構成が簡単なセミナーならカットページを使って簡単に編集ができます。生成されたDaVinciのプロジェクトファイルを開いて、Speed Editorでカット編集して、アーカイブをすぐに納品できます。
Pocket Cinema Cameraで撮影した素材であれば、編集時にプロキシファイルと差し替えて、4K書き出しもできますので、Blackmagic Pocket Cinema CameraとATEMの連携はここでも最強だと感じます。
通常編集の場合は、ミキサーで別取りした音声とBlackmagic RAWファイルで、マルチカムクリップを作成して、エディットページで編集しています。 業務が少し立て込んできて、ワンオペでは、編集が追いつかなくなることもあります。そんな時は、編集作業を外部委託することになりますが、Cloud Podを使ったファイル共有が便利です。
SSDをCloud Podにつなぐだけで、プロキシファイルをドロップボックスなどのクラウドに自動でアップロードしてくれます。出張先で撮影して、ホテルにに戻って、寝る前にSSDを接続するだけで、翌朝には必要なファイルだけアップロードされています。

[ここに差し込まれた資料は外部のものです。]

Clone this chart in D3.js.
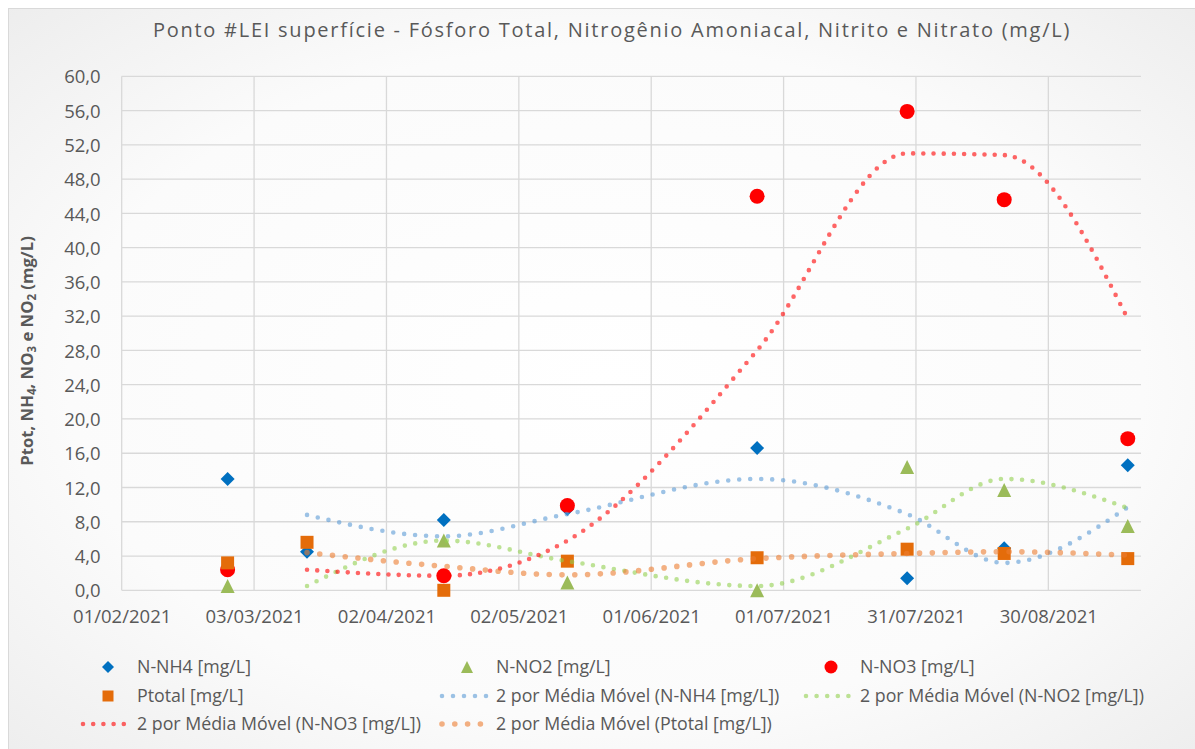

作業委託先は、プロキシファイルで編集作業を行い、そのプロジェクトファイルをドロップボックスで、私と共有します。私がそのプロジェクトファイルを開いて、手元にある4KのBlackmagic RAWファイルとリンクさせて書き出せば4Kムービーが完成するわけです。
ワンオペでの仕事に欠かせないツールとは?
Leofoto G4ギア雲台
イベント開始前に画角調整をいくら行っても、本番が始まると、急に背筋が伸びて、画面から頭がはみ出してしまう登談者の方もいらっしゃいます。そんな時普通のカメラ雲台だと、画角がぴったり合わなくて、調整に時間がかかります。しかし、このギア雲台があれば、細かな画角調整が瞬時にできます。今では撮影時、すべてのカメラでこのLeofotoのギア雲台を使っています。
iZotope (RX、Nectar、Neutronなど)
以前音声トラブルがあった時に、リペアツールを探した末にたどり着いたのが、iZotope RX8でした。このツールのおかげで、現場で多少の音声トラブルがあっても、慌てずに心に余裕が持てるようになりました。
他にもNectarやNeutronも愛用しています。これらは、DaVinciとの連携も非常によくできていて、Fairlightページで、プラグインとして使えます。マニュアルでパラメーターを調整すると、深い沼が待っているコンプレッサーの設定も、このNectarやNeutronのアシスタント機能のボタン1つで、簡単に扱うことができるので、大幅な編集時間の短縮に繋がっています。
SmallRigのドライバー
三角プレートをカメラに取り付けたり、カメラのリグが緩んできた時、プレート上のねじ回しや六角レンチが急に必要になることがあります。特に六角レンチは、コンビニで売ってるようなものでもありません。このツールをバッグに入れておくだけで、不快なぐらつきを解消できますし、六角レンチを探す時間も節約できます。
低コスト運用で多くのプロジェクトが実行可能に
谷島氏:
今年の事例の一部(下記参照)だけでも短期間で海外3箇所に行って、36セッションのセミナーの配信や収録を行いました。見積もりは取っていませんが、これだけのボリュームを外部に委託していたら相当な金額になっていたのではないかと思います。これまではコストとの見合いで実施できなかった海外からの配信収録も、ATEM MiniスイッチャーやBlackmagic Pocket Cinema Cameraのようなコンパクトな機材があったので、低コスト運用が可能になり実現できたと考えています。
今までは、外部に発注する仕事という意識だったわけですが、いざ取り組んでみると機材の進化によって、自分たちでもできるということがわかりました。声を掛けていただく機会も増え、たくさんのニーズがあるということもわかりました。
インハウスだけでは、手が回らずに外部に発注する時も、制作のプロセスを一通り知っているからこそ的確な依頼ができるようになった、という風に感じています。
日本経済新聞社のインハウス制作事例(一部)
海洋冒険家、堀江謙一氏のインタビュー
サンフランシスコで密着取材し(1週間)、現地で撮影、編集。
Blackmagic Pocket Cinema Camera 4Kおよび6K Pro、DaVinci Resolve Studioを使用。
日経メタバースシンポジウム
小室哲哉氏のスタジオでATEM Mini Extreme ISOとBlackmagic Pocket Cinema Camera 5台を使用。
カンヌライオンズ2022
20本のセミナーをライブ配信、撮影、編集。
ATEM Mini Extreme ISOおよびATEM Mini Pro ISOとBlackmagic Pocket Cinema Camera 5台を使用。
国連海洋会議
ポルトガル、リスボンで開催された国際会議の公式サイドイベントを配信。
ATEM Mini Extreme ISOおよびATEM Mini Pro ISOとBlackmagic Pocket Cinema Camera 6台を使用。
日経SDGsフェスティバル
ニューヨークで開催されたイベントの収録。
ATEM Mini Extreme ISOおよびATEM Mini Pro ISOとBlackmagic Pocket Cinema Camera 6台を使用。